With all pictures omitted, return verbatim the lines from the beginning of the records below through the line containing "const yTicks = [0.8, 0.85, 0.9, 0.95, 1];".
>> begin DATA ROWS
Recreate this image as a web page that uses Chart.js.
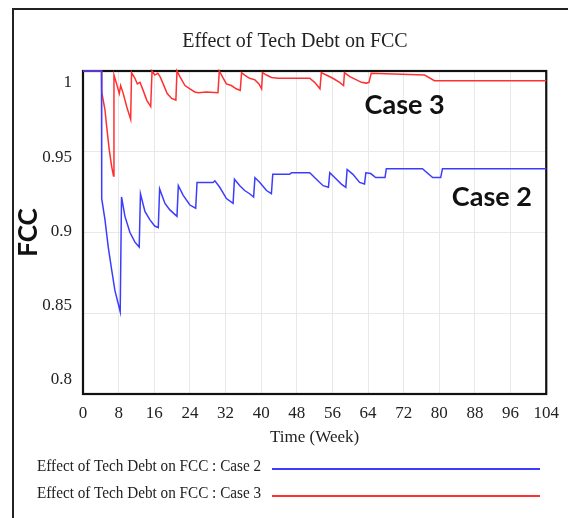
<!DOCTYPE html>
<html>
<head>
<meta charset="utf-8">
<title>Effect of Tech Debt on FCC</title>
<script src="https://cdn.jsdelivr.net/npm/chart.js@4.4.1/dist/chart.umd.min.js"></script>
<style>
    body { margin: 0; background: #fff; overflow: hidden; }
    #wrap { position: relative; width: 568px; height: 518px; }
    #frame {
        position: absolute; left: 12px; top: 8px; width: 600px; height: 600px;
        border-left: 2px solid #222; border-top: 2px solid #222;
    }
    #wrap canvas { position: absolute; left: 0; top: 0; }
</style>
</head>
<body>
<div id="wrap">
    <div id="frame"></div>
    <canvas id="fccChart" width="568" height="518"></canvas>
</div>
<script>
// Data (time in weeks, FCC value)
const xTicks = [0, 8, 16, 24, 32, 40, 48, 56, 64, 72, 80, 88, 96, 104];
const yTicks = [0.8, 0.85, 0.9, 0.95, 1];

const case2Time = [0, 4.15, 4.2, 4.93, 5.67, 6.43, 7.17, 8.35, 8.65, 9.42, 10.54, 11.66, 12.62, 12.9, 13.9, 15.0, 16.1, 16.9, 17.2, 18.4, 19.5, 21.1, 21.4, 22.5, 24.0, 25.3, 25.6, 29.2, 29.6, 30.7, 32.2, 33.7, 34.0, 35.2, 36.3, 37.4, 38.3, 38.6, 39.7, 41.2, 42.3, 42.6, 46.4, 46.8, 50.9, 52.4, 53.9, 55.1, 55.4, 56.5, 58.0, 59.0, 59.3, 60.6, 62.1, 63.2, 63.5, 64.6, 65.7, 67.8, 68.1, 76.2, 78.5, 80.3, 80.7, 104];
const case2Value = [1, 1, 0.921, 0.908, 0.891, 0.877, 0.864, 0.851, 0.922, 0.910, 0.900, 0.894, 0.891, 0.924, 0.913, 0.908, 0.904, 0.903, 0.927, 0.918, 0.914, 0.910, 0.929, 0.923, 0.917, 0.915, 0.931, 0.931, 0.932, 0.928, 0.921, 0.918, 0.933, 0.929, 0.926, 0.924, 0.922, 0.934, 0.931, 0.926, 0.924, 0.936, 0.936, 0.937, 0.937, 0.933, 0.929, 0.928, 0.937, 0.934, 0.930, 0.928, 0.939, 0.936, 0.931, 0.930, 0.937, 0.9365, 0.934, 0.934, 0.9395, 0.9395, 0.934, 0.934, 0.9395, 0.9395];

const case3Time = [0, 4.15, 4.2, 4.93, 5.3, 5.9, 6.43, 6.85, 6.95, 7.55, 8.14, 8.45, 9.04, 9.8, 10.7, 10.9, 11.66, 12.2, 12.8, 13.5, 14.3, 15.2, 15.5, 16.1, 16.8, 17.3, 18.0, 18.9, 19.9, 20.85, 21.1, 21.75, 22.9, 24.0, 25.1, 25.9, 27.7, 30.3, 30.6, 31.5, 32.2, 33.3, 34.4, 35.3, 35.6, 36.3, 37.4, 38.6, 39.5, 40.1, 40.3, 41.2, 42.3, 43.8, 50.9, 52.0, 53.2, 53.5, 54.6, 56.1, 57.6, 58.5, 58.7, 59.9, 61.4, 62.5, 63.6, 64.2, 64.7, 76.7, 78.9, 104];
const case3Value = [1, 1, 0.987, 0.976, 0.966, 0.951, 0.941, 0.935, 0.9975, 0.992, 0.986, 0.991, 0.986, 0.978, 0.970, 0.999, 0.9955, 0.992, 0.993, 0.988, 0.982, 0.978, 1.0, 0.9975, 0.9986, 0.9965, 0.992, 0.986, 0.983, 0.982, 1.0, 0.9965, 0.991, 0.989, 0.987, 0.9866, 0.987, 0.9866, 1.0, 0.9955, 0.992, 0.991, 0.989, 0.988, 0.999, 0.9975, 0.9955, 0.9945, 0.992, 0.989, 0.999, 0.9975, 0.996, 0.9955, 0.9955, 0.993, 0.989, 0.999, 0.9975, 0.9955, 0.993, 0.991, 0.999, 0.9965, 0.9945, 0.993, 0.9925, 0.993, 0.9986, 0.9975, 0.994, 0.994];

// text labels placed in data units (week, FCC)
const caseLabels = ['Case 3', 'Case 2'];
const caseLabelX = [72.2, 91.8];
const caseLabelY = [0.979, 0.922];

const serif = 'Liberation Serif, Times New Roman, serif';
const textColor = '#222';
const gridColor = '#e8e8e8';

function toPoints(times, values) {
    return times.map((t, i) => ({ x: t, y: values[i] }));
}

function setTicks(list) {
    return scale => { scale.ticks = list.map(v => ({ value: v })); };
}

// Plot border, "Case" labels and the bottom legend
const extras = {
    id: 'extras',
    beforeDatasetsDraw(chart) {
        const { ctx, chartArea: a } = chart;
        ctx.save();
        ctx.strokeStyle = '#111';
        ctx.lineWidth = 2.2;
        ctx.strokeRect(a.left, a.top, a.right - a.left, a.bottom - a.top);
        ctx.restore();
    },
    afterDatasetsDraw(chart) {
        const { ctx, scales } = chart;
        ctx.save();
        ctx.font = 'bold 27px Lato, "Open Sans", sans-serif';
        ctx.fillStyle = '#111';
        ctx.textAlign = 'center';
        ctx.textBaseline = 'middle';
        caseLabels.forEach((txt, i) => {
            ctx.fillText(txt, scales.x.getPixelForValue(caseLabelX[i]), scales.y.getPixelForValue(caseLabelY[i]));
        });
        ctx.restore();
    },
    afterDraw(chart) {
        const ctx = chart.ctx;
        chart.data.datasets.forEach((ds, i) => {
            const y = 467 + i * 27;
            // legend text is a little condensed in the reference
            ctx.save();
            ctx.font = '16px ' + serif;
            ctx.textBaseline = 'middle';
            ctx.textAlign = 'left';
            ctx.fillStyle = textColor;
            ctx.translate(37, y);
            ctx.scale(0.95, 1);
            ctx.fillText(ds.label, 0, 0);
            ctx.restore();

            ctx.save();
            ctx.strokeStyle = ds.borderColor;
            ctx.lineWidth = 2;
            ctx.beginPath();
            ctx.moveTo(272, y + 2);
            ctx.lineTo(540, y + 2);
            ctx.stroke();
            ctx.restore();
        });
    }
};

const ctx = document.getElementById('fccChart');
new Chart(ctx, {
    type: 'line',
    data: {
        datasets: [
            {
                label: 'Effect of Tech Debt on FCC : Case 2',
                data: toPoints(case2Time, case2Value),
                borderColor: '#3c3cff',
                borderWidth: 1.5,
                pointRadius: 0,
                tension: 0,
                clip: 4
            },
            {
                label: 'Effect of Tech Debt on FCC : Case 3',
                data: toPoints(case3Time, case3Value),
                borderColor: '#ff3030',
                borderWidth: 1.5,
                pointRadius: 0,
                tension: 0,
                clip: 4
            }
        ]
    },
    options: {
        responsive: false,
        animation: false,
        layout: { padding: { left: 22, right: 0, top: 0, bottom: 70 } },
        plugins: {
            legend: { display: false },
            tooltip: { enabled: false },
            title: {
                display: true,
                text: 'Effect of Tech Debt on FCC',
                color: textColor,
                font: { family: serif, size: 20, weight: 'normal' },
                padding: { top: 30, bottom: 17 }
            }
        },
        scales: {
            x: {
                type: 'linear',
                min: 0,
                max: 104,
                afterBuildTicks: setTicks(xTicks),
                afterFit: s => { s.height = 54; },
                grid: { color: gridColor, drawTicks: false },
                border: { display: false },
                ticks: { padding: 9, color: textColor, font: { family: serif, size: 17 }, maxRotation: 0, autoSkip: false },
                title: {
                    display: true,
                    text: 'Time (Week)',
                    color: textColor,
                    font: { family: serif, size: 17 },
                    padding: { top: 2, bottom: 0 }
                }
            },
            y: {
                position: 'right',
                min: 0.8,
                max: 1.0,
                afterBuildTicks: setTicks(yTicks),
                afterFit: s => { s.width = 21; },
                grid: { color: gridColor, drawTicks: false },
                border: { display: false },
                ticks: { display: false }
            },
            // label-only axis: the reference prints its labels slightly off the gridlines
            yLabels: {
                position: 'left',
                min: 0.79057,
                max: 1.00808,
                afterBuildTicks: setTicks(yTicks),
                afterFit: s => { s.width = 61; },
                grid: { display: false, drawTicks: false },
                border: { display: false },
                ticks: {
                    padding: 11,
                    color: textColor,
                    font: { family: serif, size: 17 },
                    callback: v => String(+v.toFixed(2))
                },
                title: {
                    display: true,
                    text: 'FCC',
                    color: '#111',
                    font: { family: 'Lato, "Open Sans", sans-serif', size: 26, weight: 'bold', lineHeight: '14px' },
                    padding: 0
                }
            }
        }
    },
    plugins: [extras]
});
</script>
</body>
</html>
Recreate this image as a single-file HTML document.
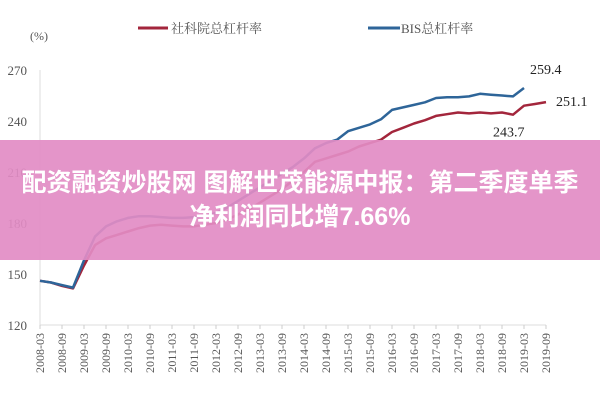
>> end DATA ROWS
ANSWER TO THIS EXERCISE:
Recreate this image as a web page that uses Chart.js.
<!DOCTYPE html>
<html>
<head>
<meta charset="utf-8">
<title>Effect of Tech Debt on FCC</title>
<script src="https://cdn.jsdelivr.net/npm/chart.js@4.4.1/dist/chart.umd.min.js"></script>
<style>
    body { margin: 0; background: #fff; overflow: hidden; }
    #wrap { position: relative; width: 568px; height: 518px; }
    #frame {
        position: absolute; left: 12px; top: 8px; width: 600px; height: 600px;
        border-left: 2px solid #222; border-top: 2px solid #222;
    }
    #wrap canvas { position: absolute; left: 0; top: 0; }
</style>
</head>
<body>
<div id="wrap">
    <div id="frame"></div>
    <canvas id="fccChart" width="568" height="518"></canvas>
</div>
<script>
// Data (time in weeks, FCC value)
const xTicks = [0, 8, 16, 24, 32, 40, 48, 56, 64, 72, 80, 88, 96, 104];
const yTicks = [0.8, 0.85, 0.9, 0.95, 1];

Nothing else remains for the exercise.